Serious question. Aren't people who kneel during the playing of the national anthem in fact doing so as a tactic for the express purpose of eliciting outrage? But for the outrage, how would kneeling during the anthem draw attention to anything? If nobody cared that it was being done, would it have been a good tool to choose? I completely agree that the purpose of the protest has nothing to do with the flag or the military or the anthem for many (others have refused to sing the anthem because they find it, and particularly certain parts of the long form of it, to be racist - it may be about the anthem itself among other things to them, which I find to be perfectly reasonable in that case).

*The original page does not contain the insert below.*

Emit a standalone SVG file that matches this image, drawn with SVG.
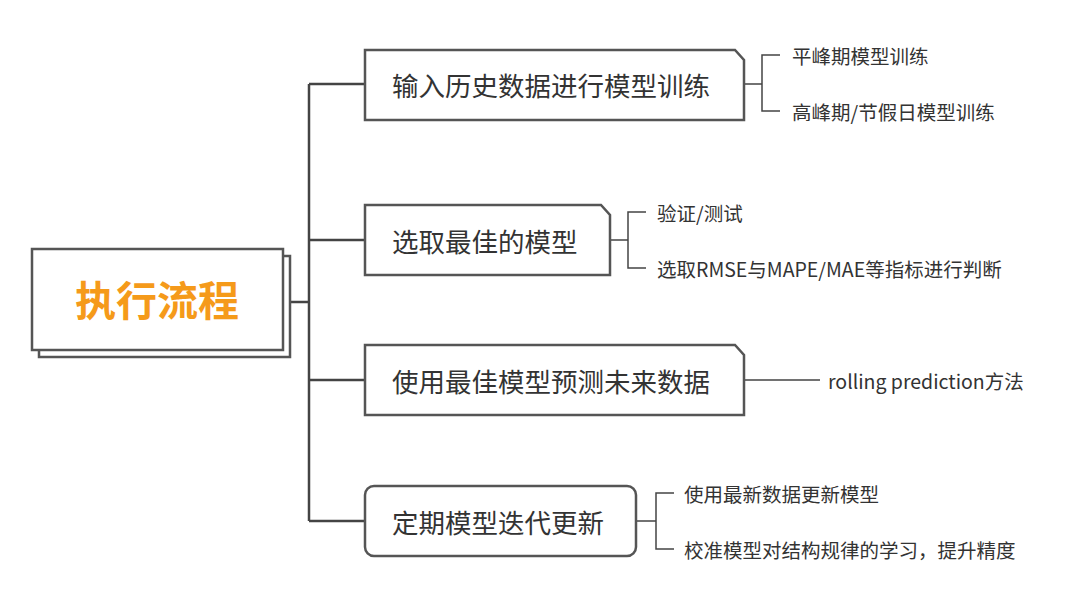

But the use of the anthem was an intentional tool to offend people and through that response draw attention to the point of the protest. If Nate Boyer says sitting would not be OK, but kneeling is and Kaepernick accepts that view and thus kneels, would sitting then have made the protest about the flag instead of about police brutality and racial injustice? Why am I am dumbass if I think the tactic is disrespectful? Is Boyer a dumbass because he disagreed with sitting?
Might Sgt. Carney disagree with kneeling? Seems to me like Sgt. Carney would have pretty good standing to take a position on this issue. Maybe he would disagree, maybe he wouldn't. But given his effort to keep the flag off the ground, I think there is a good chance it wouldn't be his preferred tactic. People can reject a tactic without rejecting an idea or a message. I can think murdering George Floyd was disgusting, vicious and criminal and still think burning down business in his name is a bad tactic. And if enough people reject a tactic, it doesn't move forward the idea. I believe in a person's right to burn the flag, spit on the flag, desecrate the flag; it is part of what makes America different and better than those other countries around the world that will, today, kill a person and imprison that person's family for doing it. That doesn't mean I don't wish the athletes who are going to kneel in the future would choose a less divisive tactic. And the more who kneel, the less outrageous it will be, the more numb to it people will become, and the more hardened and closed minded some people will be to the real subject of the protest on the basis of the tactic alone. For many, it gives them an excuse to deflect the real point. Racial justice and equality will require a collective effort across many segments of society. My view is that the ball is moved further, faster and in a more sustainable manner with more collective action, more buy in across those many segments and more respect for each other. Is kneeling accomplishing anything productive? Is shaming Drew Brees accomplishing anything productive? What made a difference in the last two weeks was not Kaepernick or Rapinoe or looting or burning buildings or public contrition from celebrities. What made a difference was the revulsion at seeing George Floyd die as he did and the utter indifference to his life on the face of Chauvin. Kaepernick's socks are a distraction, not a message - at least to those people who do not already agree with him, and isn't it those other people whose minds need to open and change in order to effect the desired outcomes? Otherwise, why would protest be necessary?
I doubt that the America of today is the America that Sgt. Carney was fighting to achieve. The America of his day surely wasn't. But the America he hoped for, well, that's different. That's remarkable. That's aspirational. That is something I wish all of us would hope for and treat with respect. I suppose it comes down to whether people see the flag is a symbol of what America has been or is today as an end product or whether they see it as a symbol of a set of ideas that we should continue to work to achieve. I understand that the lived experience of many causes them to feel differently about the flag than I do. It doesn't make them dumbasses in my mind. It just means I see it differently. I am not sure why it should make me a dumbass or a racist in theirs. My view of America doesn't give me license to take its ideals for granted or to be indifferent if other people do not have the opportunity to live under it with the same safety and opportunity that I do. Making that better in the ways that I can is my responsibility and an obligation to my view of what the flag represents. America isn't perfect, but I still love it, would die protecting it and, most importantly, hope for and believe in its future.